Morris presents ‘The case for conserving the Kenai king salmon’
David McCoy, right, of Junction City, Ore., shows off the 86.5-pound king salmon he caught on the Kenai River in Soldotna on July 26, 2006, with guide Danny Paulk, left, after the fish was weighed at the Alaska Department of Fish and Game. Trophy catches are increasingly rare on the Kenai, and none have been recorded by ADFG in the last four years.
Morris Communications’ history in Alaska dates to 1969 when the company purchased the Juneau Empire. Today, the company also owns and operates Alaska Magazine, The Milepost, Where Alaska, the Alaska Journal of Commerce, Capital City Weekly, the Chugiak-Eagle River Star, the Homer News and the Peninsula Clarion. The company also owns and operates six radio stations in Anchorage — KBEAR 104.1, KWHL 106.5, MIX 103.1, KOOL 97.3, KFQD 750, KHAR 590 and 96.7 — and KAYO 100.9 in Wasilla.
For many years we have watched the ebb and flow of salmon in Alaska’s waters; in particular, the great king salmon and the world’s greatest salmon fishery, the Kenai River.
Salmon of all types play a major role in the life and wellbeing of our state. They provide food, subsistence, income, commercial activity and sport.
Fortunately, in general, salmon are a prolific species. They reproduce in large numbers in the rivers and streams of our state. They remain in those rivers and streams for an early part of their lives and then they return to the same rivers and streams where they were born to reproduce and die. Salmon stay in the ocean for several years and are preyed upon and affected by many forces – some are known to us, some are not.
Salmon are impacted by many factors both manmade — commercial, sport and subsistence fishing, as well as industrial activities as we have seen in the Pacific Northwest — and ocean conditions that may be outside our control.
All species of salmon are important for different reasons but none is more important than the great king salmon. This fish grows to large sizes and is truly considered a trophy fish. Most anglers would rather catch a king salmon than any other kind.
For Alaska Natives, the king salmon is both sacred culturally and vital for subsistence during harsh winters in remote villages. For many years on the mighty Yukon River, and more recently on the Kuskokwim River, Alaska Natives have endured severe harvest restrictions as state managers attempt to pass enough kings to the spawning grounds in addition to meeting our treaty obligations with Canada.
The meat of king salmon is considered to be the tastiest of all and many sport fishermen consider them to be the best fighting fish and the most fun to catch.
Because they are both a preferred fish and trophy fish, many are caught and not reported.
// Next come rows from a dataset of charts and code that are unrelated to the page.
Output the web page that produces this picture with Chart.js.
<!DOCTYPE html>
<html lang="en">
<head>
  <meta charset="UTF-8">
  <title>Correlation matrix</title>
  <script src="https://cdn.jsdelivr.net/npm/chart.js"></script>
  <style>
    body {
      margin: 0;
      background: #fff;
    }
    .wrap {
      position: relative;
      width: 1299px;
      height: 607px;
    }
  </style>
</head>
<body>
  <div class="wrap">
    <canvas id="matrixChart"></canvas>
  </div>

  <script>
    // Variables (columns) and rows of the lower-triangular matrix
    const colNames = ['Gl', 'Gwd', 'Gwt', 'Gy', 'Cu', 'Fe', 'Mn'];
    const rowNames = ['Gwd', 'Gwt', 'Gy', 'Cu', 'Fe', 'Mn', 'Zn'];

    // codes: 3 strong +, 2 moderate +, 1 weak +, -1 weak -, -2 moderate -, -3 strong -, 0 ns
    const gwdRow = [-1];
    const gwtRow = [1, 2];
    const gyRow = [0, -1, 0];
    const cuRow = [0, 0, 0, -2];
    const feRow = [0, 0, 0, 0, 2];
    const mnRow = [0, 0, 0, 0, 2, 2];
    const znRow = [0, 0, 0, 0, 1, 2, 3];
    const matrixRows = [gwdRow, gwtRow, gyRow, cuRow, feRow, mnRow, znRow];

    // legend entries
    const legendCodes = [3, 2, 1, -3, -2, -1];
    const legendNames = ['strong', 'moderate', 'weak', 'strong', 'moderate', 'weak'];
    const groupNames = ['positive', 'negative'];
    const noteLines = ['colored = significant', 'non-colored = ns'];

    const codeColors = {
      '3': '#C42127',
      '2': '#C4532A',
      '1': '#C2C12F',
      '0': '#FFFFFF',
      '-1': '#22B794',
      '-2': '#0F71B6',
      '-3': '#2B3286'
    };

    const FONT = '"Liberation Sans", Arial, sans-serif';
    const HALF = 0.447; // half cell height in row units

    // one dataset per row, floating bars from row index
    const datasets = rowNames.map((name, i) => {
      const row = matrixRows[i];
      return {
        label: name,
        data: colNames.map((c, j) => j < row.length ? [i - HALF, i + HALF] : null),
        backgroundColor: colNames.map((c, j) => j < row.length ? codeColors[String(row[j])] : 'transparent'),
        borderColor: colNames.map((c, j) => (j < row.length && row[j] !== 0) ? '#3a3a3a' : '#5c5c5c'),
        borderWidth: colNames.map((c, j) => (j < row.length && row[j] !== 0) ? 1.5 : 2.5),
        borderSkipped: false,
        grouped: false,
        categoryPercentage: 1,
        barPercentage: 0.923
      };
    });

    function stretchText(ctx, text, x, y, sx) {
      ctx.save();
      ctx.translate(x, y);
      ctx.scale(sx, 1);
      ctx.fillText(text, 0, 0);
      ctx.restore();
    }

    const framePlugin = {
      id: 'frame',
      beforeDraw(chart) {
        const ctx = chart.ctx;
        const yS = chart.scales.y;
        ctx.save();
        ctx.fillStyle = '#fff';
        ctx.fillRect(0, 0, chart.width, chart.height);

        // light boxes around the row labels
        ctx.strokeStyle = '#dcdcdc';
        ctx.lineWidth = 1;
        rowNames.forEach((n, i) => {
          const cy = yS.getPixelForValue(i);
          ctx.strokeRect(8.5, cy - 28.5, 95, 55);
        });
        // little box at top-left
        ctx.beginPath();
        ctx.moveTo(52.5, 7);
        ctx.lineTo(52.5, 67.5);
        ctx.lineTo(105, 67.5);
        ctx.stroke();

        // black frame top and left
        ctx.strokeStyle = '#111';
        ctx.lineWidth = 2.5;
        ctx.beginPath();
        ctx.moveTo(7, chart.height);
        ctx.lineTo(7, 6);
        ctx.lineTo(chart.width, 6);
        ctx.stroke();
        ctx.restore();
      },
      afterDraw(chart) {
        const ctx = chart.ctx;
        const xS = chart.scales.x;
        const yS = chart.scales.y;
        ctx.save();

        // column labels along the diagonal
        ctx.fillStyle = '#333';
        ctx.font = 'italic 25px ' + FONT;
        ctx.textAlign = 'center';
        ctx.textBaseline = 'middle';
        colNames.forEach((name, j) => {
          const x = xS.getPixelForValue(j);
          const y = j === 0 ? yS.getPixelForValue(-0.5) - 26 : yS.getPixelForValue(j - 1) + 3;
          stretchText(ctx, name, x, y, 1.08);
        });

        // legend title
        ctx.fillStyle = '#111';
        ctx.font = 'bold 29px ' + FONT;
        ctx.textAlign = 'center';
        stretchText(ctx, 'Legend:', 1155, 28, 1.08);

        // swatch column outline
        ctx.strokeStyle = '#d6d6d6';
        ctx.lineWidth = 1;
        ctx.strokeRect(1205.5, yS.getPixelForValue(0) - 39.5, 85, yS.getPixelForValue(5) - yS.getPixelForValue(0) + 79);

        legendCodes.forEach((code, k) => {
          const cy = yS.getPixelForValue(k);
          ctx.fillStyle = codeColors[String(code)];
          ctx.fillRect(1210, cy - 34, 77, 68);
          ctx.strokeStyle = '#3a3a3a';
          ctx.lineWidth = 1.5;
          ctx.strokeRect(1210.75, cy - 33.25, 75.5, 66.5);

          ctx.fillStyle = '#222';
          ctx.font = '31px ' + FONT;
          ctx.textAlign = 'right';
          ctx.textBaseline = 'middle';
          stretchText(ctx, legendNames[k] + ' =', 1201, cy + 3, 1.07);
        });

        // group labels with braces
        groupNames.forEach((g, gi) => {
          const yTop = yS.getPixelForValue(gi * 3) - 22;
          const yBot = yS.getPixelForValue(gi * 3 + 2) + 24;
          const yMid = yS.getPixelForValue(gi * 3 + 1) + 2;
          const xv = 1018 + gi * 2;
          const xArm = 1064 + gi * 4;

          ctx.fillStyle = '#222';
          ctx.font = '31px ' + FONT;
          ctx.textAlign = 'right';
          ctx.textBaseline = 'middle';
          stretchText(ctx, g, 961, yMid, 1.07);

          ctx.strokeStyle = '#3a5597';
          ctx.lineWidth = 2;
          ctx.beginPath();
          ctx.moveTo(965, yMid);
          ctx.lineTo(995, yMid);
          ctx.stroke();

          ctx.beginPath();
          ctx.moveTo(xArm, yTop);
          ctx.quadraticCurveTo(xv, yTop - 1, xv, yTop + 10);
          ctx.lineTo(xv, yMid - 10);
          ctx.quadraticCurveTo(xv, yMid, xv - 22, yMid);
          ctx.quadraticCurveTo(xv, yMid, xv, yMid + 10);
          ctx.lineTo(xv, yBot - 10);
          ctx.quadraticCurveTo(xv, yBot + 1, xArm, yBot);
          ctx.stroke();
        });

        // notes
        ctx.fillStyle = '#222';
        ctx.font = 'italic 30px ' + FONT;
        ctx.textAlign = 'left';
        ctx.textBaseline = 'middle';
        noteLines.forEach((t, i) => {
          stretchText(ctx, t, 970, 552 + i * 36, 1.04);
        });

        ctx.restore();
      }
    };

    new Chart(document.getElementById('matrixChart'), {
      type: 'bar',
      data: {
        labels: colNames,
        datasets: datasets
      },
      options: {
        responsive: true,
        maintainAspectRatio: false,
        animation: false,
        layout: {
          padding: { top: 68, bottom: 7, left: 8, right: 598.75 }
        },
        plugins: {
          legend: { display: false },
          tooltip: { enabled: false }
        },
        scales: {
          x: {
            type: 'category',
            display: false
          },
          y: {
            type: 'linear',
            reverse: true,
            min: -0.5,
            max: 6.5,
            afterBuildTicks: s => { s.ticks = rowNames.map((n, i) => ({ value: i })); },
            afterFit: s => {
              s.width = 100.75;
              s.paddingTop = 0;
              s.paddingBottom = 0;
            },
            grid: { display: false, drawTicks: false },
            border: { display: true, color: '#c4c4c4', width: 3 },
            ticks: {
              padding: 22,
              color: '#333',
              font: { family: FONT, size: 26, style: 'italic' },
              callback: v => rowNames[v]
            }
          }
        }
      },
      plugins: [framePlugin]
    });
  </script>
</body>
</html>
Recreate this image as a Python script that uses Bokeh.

Likewise, many are caught by set netters and drift netters and never reported; the amount of king salmon bycatch in the Gulf of Alaska trawl fisheries is also uncertain because not every tow and delivery is observed, which prevents a full census as well as the robust genetic sampling needed to understand the river of origin for those salmon.
Therefore, the job of getting accurate data on the amount of king salmon killed is difficult. The Alaska Department of Fish and Game attempts to measure these numbers as best they can. Over the years, they have tried various counting methods. For the past two years the department has used a new sonar counter its biologists believe will provide the best data going forward. The department first tested the new counter for three years from 2009-11, but there has been controversy over its accuracy. We will deal with this subject in this series.
Because of the tremendous importance of this wonderful species of salmon and because of the decline in their numbers, the newspapers owned by the Morris Communications Corp. will be presenting a 10-part series entitled, “The case for conserving the Kenai king salmon.”
The purpose of the series is to find the facts and put them into simple and easy to understand terms in the public domain. We hope that this series can make a major difference in the long-term growth, management and sustainability of this great fish.
This series will cover the history of Cook Inlet king salmon including its economic and social value; an examination of salmon abundance statewide and the forces and factors impacting them; how the state is doing in managing salmon, the regulators who make the rules and the agencies that implement them; and the necessary actions to conserve the declining numbers of king salmon.